> WHAT IS NEEDED: Say how many lines in the records include the string "code", adding no other words.

> RECORDS PROVIDED:
.....
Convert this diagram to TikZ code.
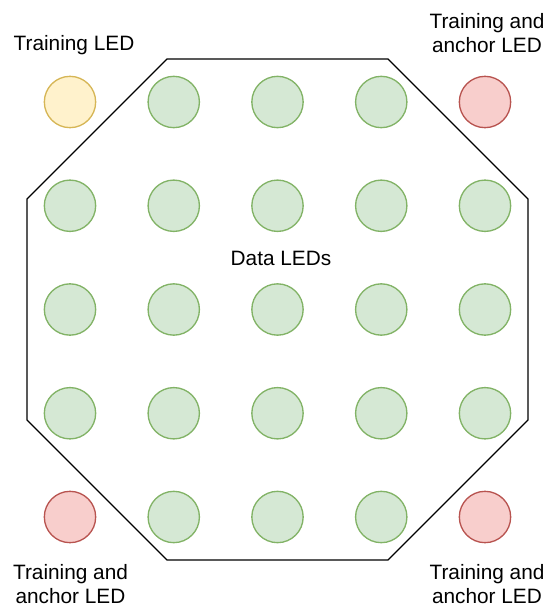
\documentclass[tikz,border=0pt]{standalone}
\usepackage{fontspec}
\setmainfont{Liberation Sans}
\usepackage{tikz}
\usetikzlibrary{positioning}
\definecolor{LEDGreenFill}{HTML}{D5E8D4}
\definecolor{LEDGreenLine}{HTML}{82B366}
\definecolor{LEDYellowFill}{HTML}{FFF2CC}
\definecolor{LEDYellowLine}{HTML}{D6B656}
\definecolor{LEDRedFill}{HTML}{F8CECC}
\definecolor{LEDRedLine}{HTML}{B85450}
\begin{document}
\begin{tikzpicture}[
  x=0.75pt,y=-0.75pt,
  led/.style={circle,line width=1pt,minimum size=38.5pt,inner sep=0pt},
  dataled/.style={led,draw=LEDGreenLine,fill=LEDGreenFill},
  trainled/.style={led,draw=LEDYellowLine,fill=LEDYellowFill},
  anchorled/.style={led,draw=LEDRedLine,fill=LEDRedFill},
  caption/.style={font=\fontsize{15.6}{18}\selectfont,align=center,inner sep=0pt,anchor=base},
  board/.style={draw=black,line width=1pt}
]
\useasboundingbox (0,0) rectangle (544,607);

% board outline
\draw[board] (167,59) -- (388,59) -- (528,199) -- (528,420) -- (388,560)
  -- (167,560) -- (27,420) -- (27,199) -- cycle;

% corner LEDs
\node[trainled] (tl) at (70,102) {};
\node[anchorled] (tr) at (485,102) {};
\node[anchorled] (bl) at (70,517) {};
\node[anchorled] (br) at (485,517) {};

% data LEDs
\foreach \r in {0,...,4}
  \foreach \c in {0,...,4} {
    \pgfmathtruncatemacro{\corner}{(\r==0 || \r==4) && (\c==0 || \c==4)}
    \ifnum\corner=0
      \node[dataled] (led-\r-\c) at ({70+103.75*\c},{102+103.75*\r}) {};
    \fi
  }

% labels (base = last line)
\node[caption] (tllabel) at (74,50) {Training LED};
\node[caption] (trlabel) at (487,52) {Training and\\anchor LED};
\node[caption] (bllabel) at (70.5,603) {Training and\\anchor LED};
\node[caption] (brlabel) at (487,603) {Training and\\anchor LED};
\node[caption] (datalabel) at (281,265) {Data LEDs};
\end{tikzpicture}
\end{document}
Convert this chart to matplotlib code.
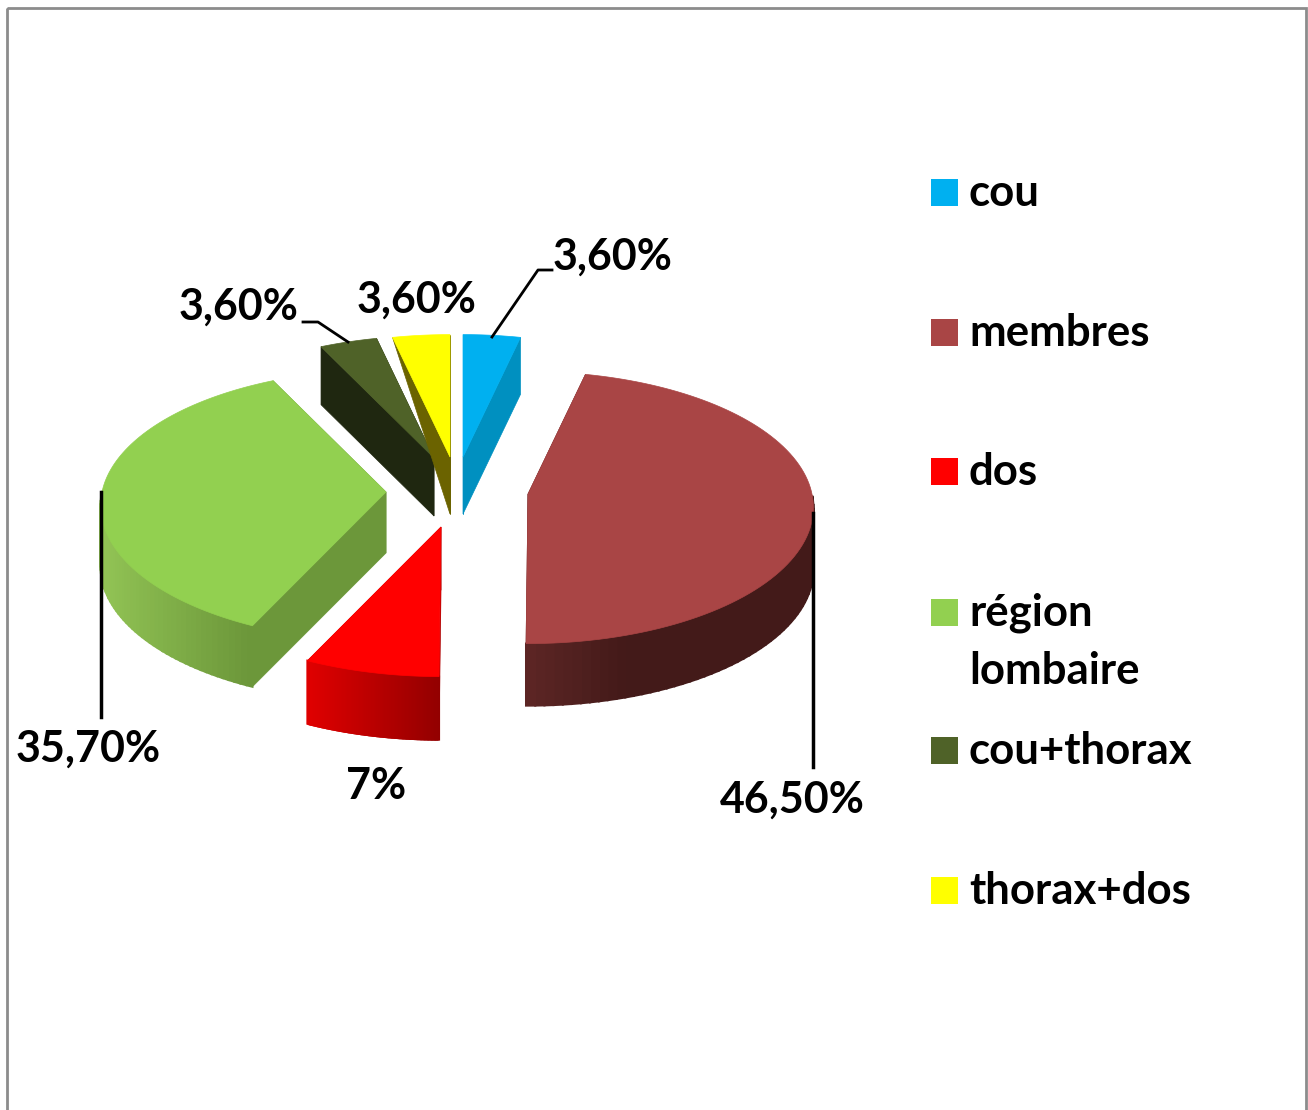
.....
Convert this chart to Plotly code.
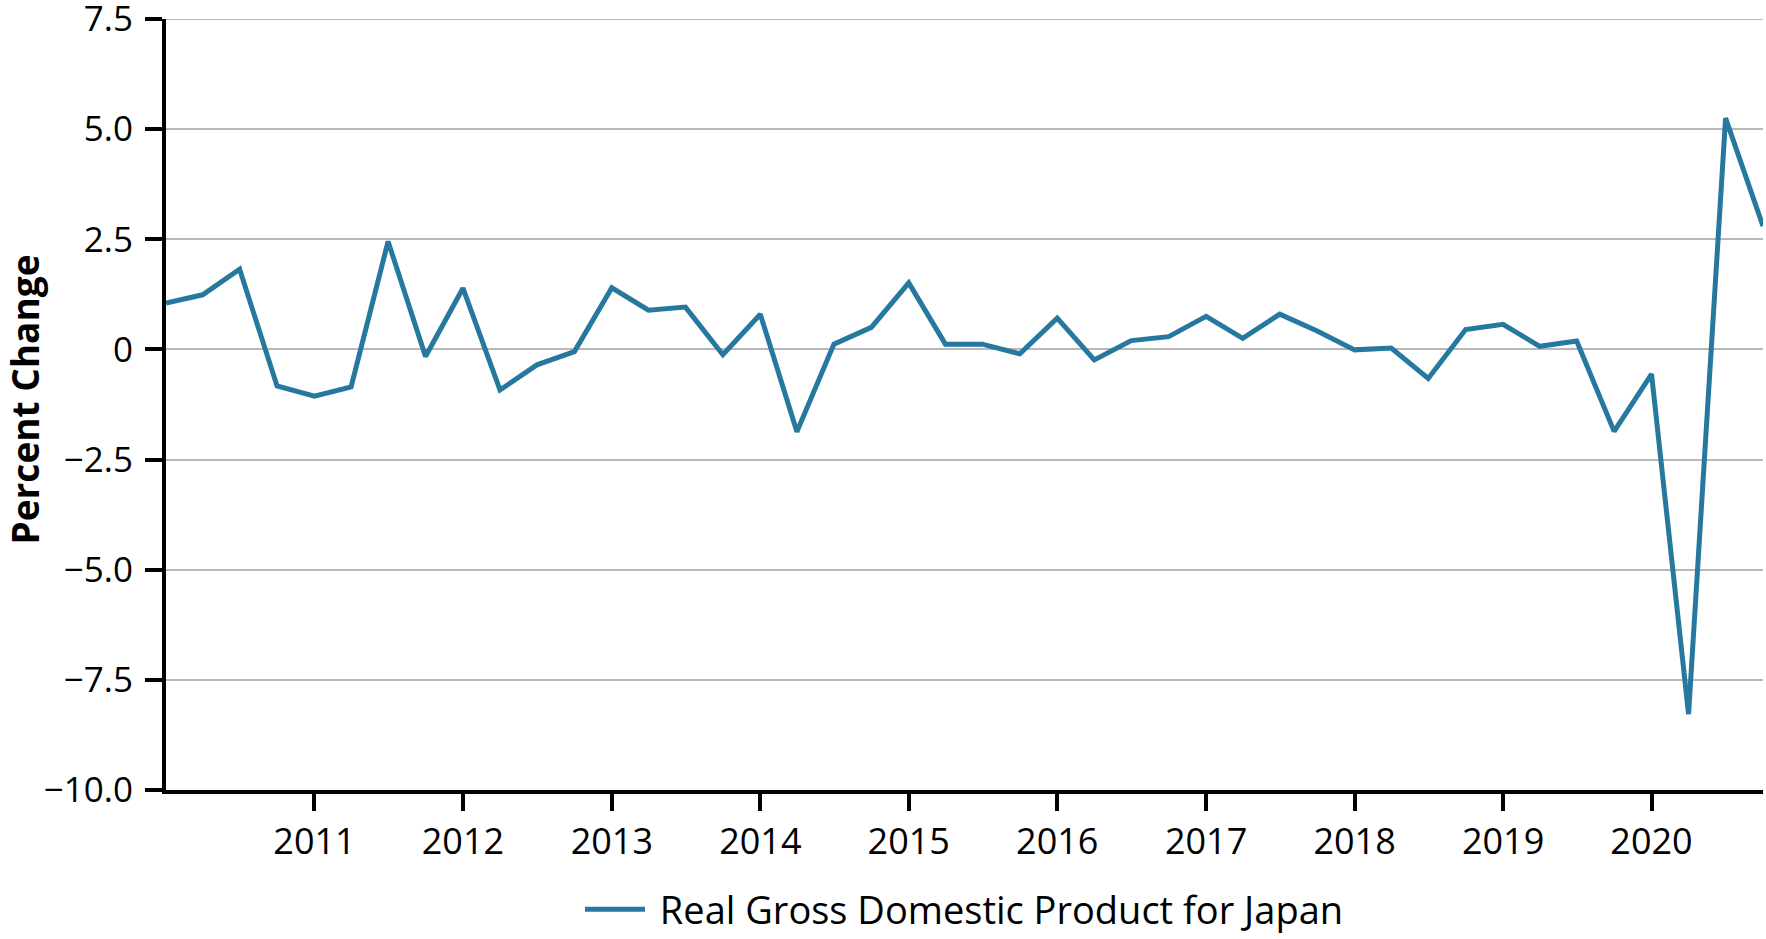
.....
> CORRECT ANSWER: 3